How the copper was emptied of water
Although most coppers had to be filled and emptied with a bucket, we were rather proud that ours had a tap at the bottom for emptying.
A tap so close to a fire would have become too hot to handle, which is probably why most coppers didn't have one. In general, coppers had to be ladled out.
As far as I recall, there was a syphon to empty the copper which ran the water down along the yard.
It wouldn't have been possible to get the last dregs out in either of these ways, so I assume that women wiped round the copper with cloth of some sort.
The copper lid as a toy
As a young boy, I used to enjoy wielding the lid of my grandmother's copper as a shield.
Where to find coppers today
You can usually find a copper or part of one in a large museum, but it is often a reproduction, not connected to a chimney. The first of the following pictures is an example.
Existing original coppers are usually in a decrepit state, located wherever there is enough spare space for no-one to bother to knock them out, as in the second of the following pictures.
Coppers should not be confused with geysers which were popular in the larger, wealthier houses which had separate bathrooms. Geysers could only produce smaller amounts of hot water.
Gas-fired coppers in the 1930s
The following photo shows a development of the old-style Victorian coppers, as used in the 1920s and early 1930s. They were made of aluminium and fired by gas which enabled the following advantages over the older coppers described above.

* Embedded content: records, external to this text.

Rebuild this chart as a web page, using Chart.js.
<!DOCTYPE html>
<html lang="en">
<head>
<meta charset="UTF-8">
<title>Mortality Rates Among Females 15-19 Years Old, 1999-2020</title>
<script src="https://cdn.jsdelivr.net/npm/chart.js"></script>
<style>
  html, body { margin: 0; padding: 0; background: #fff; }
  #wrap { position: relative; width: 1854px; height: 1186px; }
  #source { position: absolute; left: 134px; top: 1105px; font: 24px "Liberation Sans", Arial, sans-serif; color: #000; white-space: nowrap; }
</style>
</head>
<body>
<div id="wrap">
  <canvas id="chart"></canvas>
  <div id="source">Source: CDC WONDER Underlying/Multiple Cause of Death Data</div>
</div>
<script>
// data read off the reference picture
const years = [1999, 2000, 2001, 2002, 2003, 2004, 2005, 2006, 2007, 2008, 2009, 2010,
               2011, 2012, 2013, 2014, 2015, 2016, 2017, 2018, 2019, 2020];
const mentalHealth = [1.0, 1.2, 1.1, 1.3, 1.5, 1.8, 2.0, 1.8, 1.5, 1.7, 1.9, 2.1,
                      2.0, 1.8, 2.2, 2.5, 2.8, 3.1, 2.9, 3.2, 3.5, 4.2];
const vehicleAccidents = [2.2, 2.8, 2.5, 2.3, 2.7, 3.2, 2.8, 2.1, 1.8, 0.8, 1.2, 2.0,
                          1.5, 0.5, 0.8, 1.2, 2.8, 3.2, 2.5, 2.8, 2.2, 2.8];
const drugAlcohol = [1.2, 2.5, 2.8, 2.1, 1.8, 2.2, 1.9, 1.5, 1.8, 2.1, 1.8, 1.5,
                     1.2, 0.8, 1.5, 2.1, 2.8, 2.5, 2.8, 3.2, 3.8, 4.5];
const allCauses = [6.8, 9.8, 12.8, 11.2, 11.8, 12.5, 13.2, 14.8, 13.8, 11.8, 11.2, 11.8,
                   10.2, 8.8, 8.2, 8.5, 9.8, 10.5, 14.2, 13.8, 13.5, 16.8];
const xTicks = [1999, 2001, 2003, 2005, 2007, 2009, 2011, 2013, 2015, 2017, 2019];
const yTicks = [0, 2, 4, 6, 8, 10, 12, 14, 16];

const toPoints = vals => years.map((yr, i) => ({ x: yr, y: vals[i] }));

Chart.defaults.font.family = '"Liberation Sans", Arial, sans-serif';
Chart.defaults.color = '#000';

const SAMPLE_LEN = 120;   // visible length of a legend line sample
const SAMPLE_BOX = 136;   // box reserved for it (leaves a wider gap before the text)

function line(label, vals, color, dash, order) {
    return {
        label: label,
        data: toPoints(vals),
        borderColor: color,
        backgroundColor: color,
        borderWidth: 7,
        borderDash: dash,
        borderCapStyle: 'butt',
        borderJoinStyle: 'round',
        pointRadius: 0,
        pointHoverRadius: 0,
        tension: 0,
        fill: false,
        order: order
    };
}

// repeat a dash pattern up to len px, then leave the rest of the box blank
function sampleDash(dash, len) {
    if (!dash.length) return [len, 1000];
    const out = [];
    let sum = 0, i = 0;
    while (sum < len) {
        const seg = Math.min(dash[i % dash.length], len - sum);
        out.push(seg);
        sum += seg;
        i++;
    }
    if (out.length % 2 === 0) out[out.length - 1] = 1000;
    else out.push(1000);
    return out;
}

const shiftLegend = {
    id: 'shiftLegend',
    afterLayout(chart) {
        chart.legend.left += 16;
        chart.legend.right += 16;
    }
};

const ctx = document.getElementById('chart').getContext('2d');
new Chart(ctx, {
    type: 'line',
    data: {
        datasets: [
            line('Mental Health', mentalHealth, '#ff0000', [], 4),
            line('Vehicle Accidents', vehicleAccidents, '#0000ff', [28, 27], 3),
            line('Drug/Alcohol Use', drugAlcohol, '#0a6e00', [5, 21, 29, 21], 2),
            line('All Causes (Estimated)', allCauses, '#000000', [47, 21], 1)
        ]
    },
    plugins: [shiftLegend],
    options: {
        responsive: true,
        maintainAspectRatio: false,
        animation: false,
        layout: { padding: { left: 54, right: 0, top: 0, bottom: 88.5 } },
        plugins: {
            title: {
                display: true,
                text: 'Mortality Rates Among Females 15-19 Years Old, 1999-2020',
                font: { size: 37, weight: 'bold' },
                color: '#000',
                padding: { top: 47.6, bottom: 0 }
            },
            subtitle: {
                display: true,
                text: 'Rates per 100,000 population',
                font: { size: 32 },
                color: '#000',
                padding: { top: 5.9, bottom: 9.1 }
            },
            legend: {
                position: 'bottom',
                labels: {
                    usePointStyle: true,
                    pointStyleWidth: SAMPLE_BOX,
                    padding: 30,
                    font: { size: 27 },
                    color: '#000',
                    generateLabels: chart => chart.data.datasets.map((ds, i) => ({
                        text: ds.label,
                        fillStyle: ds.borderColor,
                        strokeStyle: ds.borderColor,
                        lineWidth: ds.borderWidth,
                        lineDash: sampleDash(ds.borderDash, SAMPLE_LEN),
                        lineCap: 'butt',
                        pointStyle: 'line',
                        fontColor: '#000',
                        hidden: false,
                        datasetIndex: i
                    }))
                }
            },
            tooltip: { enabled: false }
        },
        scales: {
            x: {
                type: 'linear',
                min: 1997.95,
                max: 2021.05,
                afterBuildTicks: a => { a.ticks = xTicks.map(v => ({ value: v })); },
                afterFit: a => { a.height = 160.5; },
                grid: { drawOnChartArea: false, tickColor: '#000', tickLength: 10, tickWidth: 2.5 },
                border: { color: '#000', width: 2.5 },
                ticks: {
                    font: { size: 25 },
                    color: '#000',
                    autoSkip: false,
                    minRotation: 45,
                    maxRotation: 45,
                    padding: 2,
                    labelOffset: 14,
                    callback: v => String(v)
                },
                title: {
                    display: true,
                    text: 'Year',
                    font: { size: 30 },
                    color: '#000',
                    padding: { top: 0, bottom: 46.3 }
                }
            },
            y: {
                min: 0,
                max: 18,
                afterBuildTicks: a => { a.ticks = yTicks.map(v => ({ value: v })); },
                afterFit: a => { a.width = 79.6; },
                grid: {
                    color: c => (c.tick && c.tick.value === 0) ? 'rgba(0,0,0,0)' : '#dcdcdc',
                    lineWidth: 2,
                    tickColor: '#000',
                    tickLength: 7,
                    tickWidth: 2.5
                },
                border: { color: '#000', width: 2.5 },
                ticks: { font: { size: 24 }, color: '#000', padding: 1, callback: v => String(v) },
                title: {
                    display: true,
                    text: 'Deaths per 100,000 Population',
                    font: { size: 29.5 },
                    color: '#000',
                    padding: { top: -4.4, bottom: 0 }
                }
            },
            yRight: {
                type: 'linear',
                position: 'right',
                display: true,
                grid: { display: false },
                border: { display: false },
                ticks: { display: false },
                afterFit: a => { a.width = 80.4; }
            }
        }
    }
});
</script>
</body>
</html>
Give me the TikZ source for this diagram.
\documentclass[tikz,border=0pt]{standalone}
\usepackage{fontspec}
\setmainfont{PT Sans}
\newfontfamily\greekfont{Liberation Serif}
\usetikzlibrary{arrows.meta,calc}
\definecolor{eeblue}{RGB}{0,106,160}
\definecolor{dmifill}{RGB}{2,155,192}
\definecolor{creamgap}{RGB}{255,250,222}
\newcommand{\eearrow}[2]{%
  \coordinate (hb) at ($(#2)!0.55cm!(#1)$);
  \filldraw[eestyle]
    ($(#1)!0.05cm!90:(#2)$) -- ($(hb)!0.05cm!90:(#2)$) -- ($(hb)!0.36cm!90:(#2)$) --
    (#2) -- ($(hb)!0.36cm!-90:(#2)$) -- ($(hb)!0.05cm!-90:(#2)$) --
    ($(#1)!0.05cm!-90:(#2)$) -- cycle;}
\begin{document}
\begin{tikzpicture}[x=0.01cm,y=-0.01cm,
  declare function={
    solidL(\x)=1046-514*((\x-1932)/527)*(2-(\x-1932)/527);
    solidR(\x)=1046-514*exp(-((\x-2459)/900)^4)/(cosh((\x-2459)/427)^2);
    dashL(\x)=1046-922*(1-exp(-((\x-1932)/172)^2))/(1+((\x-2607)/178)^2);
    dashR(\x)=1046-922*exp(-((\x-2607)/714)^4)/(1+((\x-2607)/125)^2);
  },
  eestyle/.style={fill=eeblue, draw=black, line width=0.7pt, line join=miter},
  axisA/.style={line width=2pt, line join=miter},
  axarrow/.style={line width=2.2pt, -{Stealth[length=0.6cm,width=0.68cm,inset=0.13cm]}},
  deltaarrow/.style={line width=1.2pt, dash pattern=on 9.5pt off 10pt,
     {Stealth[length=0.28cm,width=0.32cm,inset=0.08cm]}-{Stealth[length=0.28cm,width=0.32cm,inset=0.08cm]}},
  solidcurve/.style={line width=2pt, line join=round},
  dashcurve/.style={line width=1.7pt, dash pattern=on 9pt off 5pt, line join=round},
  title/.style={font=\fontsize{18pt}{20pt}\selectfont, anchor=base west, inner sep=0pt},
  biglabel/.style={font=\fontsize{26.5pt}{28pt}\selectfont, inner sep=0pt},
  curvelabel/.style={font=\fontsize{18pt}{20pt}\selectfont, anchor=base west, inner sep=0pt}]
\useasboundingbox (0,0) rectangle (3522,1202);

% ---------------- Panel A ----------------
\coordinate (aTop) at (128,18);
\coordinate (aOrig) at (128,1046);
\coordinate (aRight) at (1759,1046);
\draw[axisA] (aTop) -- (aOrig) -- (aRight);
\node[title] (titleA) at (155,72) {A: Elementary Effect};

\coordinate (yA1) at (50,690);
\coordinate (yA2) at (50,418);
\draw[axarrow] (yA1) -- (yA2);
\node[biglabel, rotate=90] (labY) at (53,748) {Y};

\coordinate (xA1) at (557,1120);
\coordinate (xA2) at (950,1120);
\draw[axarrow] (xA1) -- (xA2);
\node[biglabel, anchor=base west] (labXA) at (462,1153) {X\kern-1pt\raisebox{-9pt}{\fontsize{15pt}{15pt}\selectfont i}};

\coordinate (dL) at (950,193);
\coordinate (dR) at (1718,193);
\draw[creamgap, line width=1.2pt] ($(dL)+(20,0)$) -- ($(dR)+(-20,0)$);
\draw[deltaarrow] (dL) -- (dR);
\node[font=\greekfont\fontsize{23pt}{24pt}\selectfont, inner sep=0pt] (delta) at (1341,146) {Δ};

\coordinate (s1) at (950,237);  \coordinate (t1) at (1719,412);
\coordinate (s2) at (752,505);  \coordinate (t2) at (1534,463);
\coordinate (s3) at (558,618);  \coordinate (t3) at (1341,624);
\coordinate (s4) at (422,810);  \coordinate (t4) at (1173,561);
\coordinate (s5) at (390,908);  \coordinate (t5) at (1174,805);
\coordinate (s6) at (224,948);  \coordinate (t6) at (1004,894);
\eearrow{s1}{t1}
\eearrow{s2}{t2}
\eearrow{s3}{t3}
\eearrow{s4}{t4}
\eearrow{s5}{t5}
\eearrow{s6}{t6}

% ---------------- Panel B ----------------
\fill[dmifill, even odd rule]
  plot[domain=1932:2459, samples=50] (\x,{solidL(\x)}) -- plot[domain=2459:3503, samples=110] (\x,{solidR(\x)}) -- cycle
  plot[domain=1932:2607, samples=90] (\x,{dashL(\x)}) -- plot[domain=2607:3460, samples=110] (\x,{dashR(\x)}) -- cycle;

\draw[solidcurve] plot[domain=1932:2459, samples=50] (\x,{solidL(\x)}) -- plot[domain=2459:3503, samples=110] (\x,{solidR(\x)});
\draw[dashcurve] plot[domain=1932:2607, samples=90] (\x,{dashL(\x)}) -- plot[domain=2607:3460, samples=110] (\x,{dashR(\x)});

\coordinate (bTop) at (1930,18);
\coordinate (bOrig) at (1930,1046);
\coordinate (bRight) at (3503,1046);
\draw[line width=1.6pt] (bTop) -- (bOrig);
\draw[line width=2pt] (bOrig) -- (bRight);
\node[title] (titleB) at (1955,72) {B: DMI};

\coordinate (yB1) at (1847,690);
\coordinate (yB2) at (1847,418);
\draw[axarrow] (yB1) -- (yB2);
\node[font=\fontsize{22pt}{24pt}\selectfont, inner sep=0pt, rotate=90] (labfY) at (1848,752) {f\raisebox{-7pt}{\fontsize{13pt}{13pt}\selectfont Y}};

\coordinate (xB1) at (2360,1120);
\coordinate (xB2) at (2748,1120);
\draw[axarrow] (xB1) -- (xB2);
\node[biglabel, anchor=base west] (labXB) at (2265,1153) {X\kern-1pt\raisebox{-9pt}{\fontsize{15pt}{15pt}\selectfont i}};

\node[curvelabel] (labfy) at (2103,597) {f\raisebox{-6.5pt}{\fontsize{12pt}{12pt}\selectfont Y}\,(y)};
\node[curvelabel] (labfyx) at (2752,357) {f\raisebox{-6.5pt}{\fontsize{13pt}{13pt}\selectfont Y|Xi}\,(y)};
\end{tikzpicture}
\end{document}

- Coal did not have to be humped into them to fire them;
- They produced hot water much faster than the coal-fired version, letting the room be cooler to work in
- They were portable: Being aluminium, they were light to move around, and being gas-fired, they could be attached to any gas supply.
Against this, in my view, they were ugly as they were not built in and their aluminium tarnished quick and unevenly.
By the late 1930s, new houses were build with hot water tanks, heated separately by coal-fired water heaters known as 'boilers'. Older houses soon had their plumbing similarly updated, if necessary using electrically powered immersion heaters.